By Makenzie Wistisen
Capital West News

SALT LAKE CITY – A proposed bill would raise fees for crimes against the environment to spend on protecting it.

In its basic outline, SB208 authorizes the Department of Environmental Quality to use a larger portion of penalty money for environmental remediation. Fifty percent of the funds collected from civil penalties, may be used by the Clean Air, Retrofit, Replacement and Off-Road Technology Program grants, a program under the umbrella of the department.

A Senate committee passed out the bill with a favorable recommendation Thursday, Feb. 26.

In light of fears concerning a revenue generating game, Sen. Ruz Escamilla, D-Salt Lake City, proposed an amendment to the bill in order to cap the penalty funds available to grants. Fifty percent would cap the well at $200,000.

During the committee hearing, Sen. Evan Vickers, R-Cedar City, question the use of the funds. “Where does the money go, where does it currently go, what kind of a fund would it go into and how do we control it?” he asked.

Currently, any money related to Air Conservation Act fines is held in a general fine stash.

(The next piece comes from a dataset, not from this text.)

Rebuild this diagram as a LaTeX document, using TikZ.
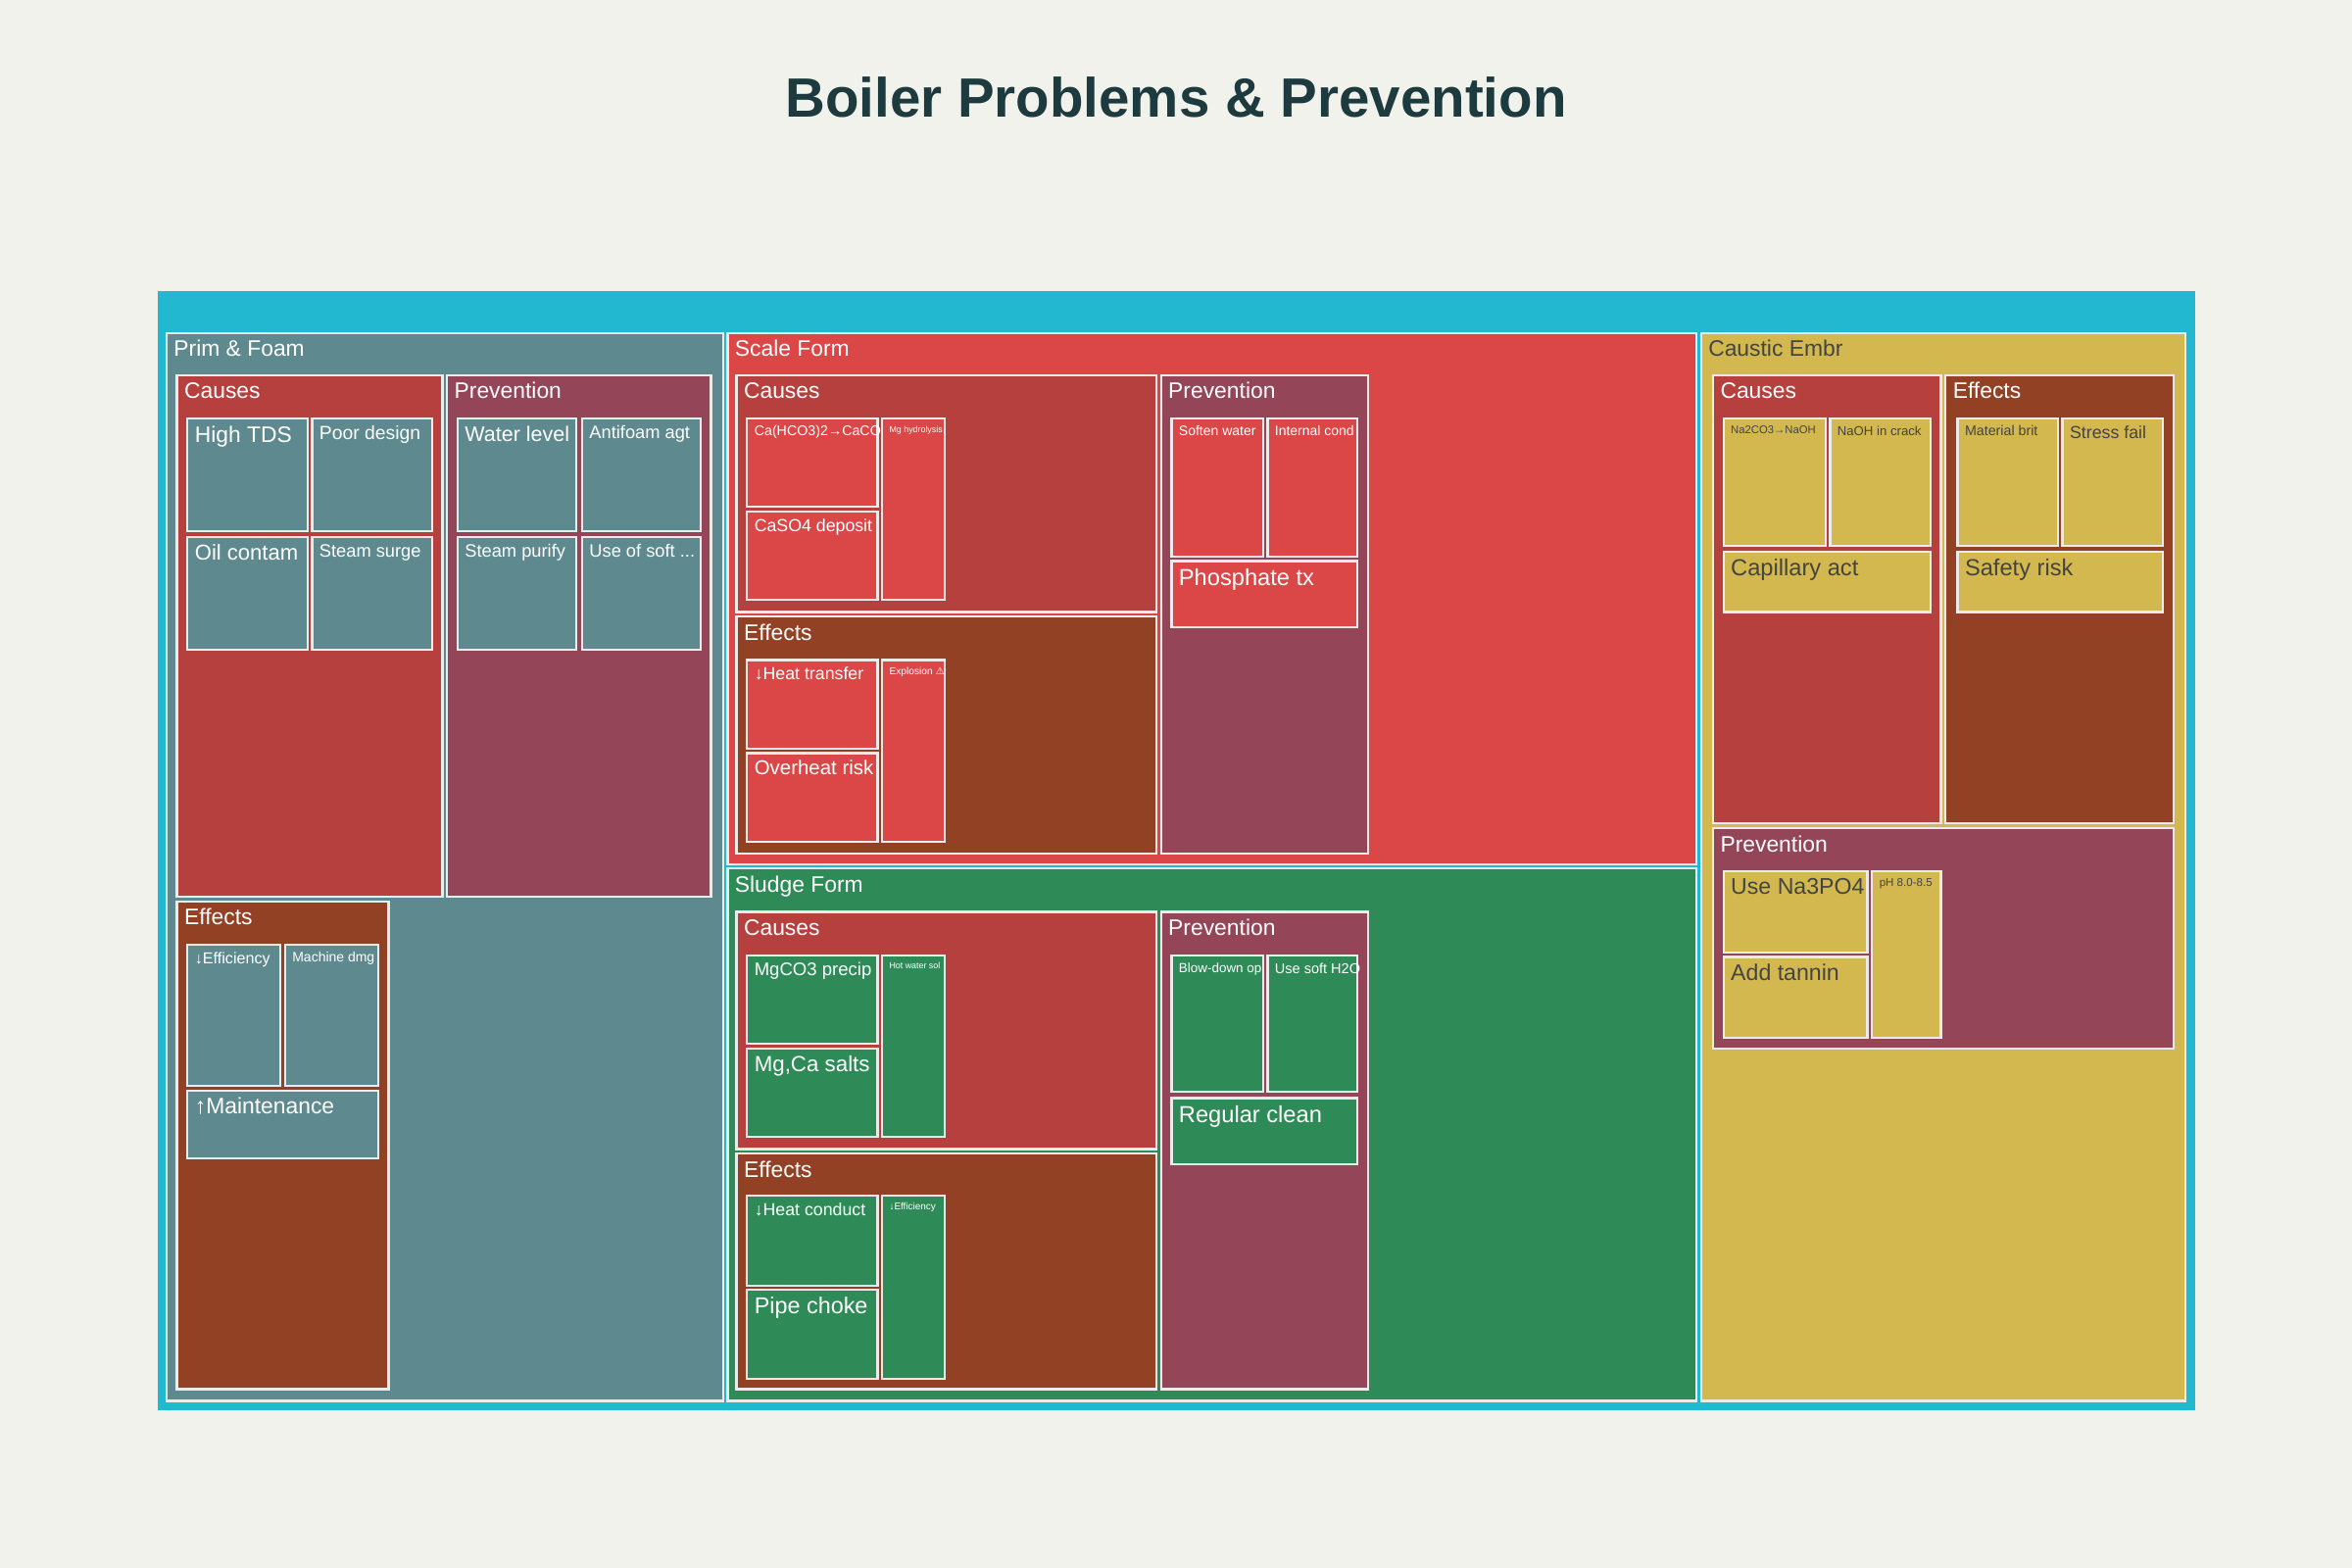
\documentclass[tikz,border=0pt]{standalone}
\usepackage{fontspec}
\setmainfont{Liberation Sans}
\newfontfamily\symfont{DejaVu Sans}
\definecolor{cBg}{HTML}{F2F2EC}
\definecolor{cRoot}{HTML}{22B8CF}
\definecolor{cFoam}{HTML}{5E8A8F}
\definecolor{cScale}{HTML}{DB4646}
\definecolor{cSludge}{HTML}{2E8B57}
\definecolor{cCaus}{HTML}{D2B84E}
\definecolor{cCause}{HTML}{B5403D}
\definecolor{cEffect}{HTML}{934124}
\definecolor{cPrev}{HTML}{944558}
\definecolor{cTitle}{HTML}{1D3A3F}
\definecolor{cInk}{HTML}{444444}
\newcommand\fs[1]{\fontsize{#1}{#1}\selectfont}
% name, x1, y1, x2, y2, fill, text
\newcommand\cell[7]{%
  \node[cell,fill=#6,minimum width={(#4-#2)*0.02cm},minimum height={(#5-#3)*0.02cm},
        label={[lbl]north west:#7}] (#1) at (#2,#3) {};}
\tikzset{
  cell/.style={draw=white!92!black,line width=0.85pt,anchor=north west,inner sep=0pt,outer sep=0pt},
  lbl/.style={anchor=north west,inner sep=2.6pt,text=white,align=left}
}
\begin{document}
\begin{tikzpicture}[x=0.02cm,y=-0.02cm]
\fill[cBg] (0,0) rectangle (1568,1045);
\useasboundingbox (0,0) rectangle (1568,1045);
\node[font=\bfseries\fs{21}, text=cTitle] (title) at (784,65) {Boiler Problems \& Prevention};

\node[anchor=north west,fill=cRoot,inner sep=0pt,minimum width={1358*0.02cm},minimum height={746*0.02cm}] (root) at (105,194) {};

% Prim & Foam
\cell{foam}{111}{222}{482}{934}{cFoam}{\fs{8.5}Prim \& Foam}
\cell{foamC}{118}{250}{295}{598}{cCause}{\fs{8.5}Causes}
\cell{tds}{125}{279}{205}{354}{cFoam}{\fs{8.5}High TDS}
\cell{design}{208}{279}{288}{354}{cFoam}{\fs{7.2}Poor design}
\cell{oil}{125}{358}{205}{433}{cFoam}{\fs{8.2}Oil contam}
\cell{surge}{208}{358}{288}{433}{cFoam}{\fs{6.8}Steam surge}
\cell{foamP}{298}{250}{474}{598}{cPrev}{\fs{8.5}Prevention}
\cell{level}{305}{279}{384}{354}{cFoam}{\fs{8}Water level}
\cell{antifoam}{388}{279}{467}{354}{cFoam}{\fs{6.8}Antifoam agt}
\cell{purify}{305}{358}{384}{433}{cFoam}{\fs{6.8}Steam purify}
\cell{softuse}{388}{358}{467}{433}{cFoam}{\fs{6.8}Use of soft ...}
\cell{foamE}{118}{601}{259}{926}{cEffect}{\fs{8.5}Effects}
\cell{effic}{125}{630}{187}{724}{cFoam}{\fs{6}↓Efficiency}
\cell{machine}{190}{630}{252}{724}{cFoam}{\fs{5.2}Machine dmg}
\cell{maint}{125}{727}{252}{772}{cFoam}{\fs{8.5}↑Maintenance}

% Scale Form
\cell{scale}{485}{222}{1131}{576}{cScale}{\fs{8.5}Scale Form}
\cell{scaleC}{491}{250}{771}{408}{cCause}{\fs{8.5}Causes}
\cell{caco}{498}{279}{585}{338}{cScale}{\fs{5.3}Ca(HCO3)2→CaCO3}
\cell{caso}{498}{341}{585}{400}{cScale}{\fs{6.6}CaSO4 deposit}
\cell{mghyd}{588}{279}{630}{400}{cScale}{\fs{3.3}Mg hydrolysis}
\cell{scaleE}{491}{411}{771}{569}{cEffect}{\fs{8.5}Effects}
\cell{heatt}{498}{440}{585}{499}{cScale}{\fs{6.6}↓Heat transfer}
\cell{overheat}{498}{502}{585}{561}{cScale}{\fs{7.6}Overheat risk}
\cell{explo}{588}{440}{630}{561}{cScale}{\fs{3.8}Explosion {\symfont ⚠}}
\cell{scaleP}{774}{250}{912}{569}{cPrev}{\fs{8.5}Prevention}
\cell{soften}{781}{279}{842}{371}{cScale}{\fs{5.2}Soften water}
\cell{intcond}{845}{279}{905}{371}{cScale}{\fs{5.2}Internal cond}
\cell{phos}{781}{374}{905}{418}{cScale}{\fs{8.8}Phosphate tx}

% Sludge Form
\cell{sludge}{485}{579}{1131}{934}{cSludge}{\fs{8.5}Sludge Form}
\cell{sludgeC}{491}{608}{771}{766}{cCause}{\fs{8.5}Causes}
\cell{mgco}{498}{637}{585}{696}{cSludge}{\fs{6.9}MgCO3 precip}
\cell{salts}{498}{699}{585}{758}{cSludge}{\fs{8.3}Mg,Ca salts}
\cell{hotw}{588}{637}{630}{758}{cSludge}{\fs{3.3}Hot water sol}
\cell{sludgeE}{491}{769}{771}{926}{cEffect}{\fs{8.5}Effects}
\cell{heatc}{498}{797}{585}{857}{cSludge}{\fs{6.6}↓Heat conduct}
\cell{choke}{498}{860}{585}{919}{cSludge}{\fs{8.7}Pipe choke}
\cell{effs}{588}{797}{630}{919}{cSludge}{\fs{3.7}↓Efficiency}
\cell{sludgeP}{774}{608}{912}{926}{cPrev}{\fs{8.5}Prevention}
\cell{blow}{781}{637}{842}{728}{cSludge}{\fs{5}Blow-down op}
\cell{softh}{845}{637}{905}{728}{cSludge}{\fs{5.4}Use soft H2O}
\cell{clean}{781}{732}{905}{776}{cSludge}{\fs{8.8}Regular clean}

% Caustic Embr
\cell{caus}{1134}{222}{1457}{934}{cCaus}{\fs{8.5}\color{cInk}Caustic Embr}
\cell{causC}{1142}{250}{1294}{549}{cCause}{\fs{8.5}Causes}
\cell{naoh}{1149}{279}{1217}{364}{cCaus}{\fs{4.2}\color{cInk}Na2CO3→NaOH}
\cell{crack}{1220}{279}{1287}{364}{cCaus}{\fs{4.9}\color{cInk}NaOH in crack}
\cell{capil}{1149}{368}{1287}{408}{cCaus}{\fs{8.8}\color{cInk}Capillary act}
\cell{causE}{1297}{250}{1449}{549}{cEffect}{\fs{8.5}Effects}
\cell{brit}{1305}{279}{1372}{364}{cCaus}{\fs{5.3}\color{cInk}Material brit}
\cell{stress}{1375}{279}{1442}{364}{cCaus}{\fs{6.6}\color{cInk}Stress fail}
\cell{safety}{1305}{368}{1442}{408}{cCaus}{\fs{8.8}\color{cInk}Safety risk}
\cell{causP}{1142}{552}{1449}{699}{cPrev}{\fs{8.5}Prevention}
\cell{napo}{1149}{581}{1245}{635}{cCaus}{\fs{8.6}\color{cInk}Use Na3PO4}
\cell{tannin}{1149}{638}{1245}{692}{cCaus}{\fs{8.6}\color{cInk}Add tannin}
\cell{ph}{1248}{581}{1294}{692}{cCaus}{\fs{4.3}\color{cInk}pH 8.0-8.5}
\end{tikzpicture}
\end{document}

SB208 would direct that half of those funds (with a cap at $200,000) be given to the grant program, which could help municipalities and other agencies retrofit vehicles to cleaner burning fuel.

Air Conservation Act fines collected over the past five years was $137,000. With the increase in fines however, it’s estimated that the total collection of fines in the next five years will be $271,000 dollars. Fifty percent of $271,000 is nearly the same as the total over the past five years.

Scott Baird, Director of Government Affairs for the Department of Environmental Quality, clarified a point made to the statute of limitations regarding the five-year policy. He said, “This change would allow us to actually take some action.”

As a concerned citizen, Logan resident Tess Davis said, “As Utahn’s we’re all well aware of how poor air quality can impact public health and the quality of life and the economic viability of our state. That said, Sen. Escamilla’s bill will not only prioritize clean air initiatives, but in turn mirrors the priorities set forth in the Utah Air Conservation Act.”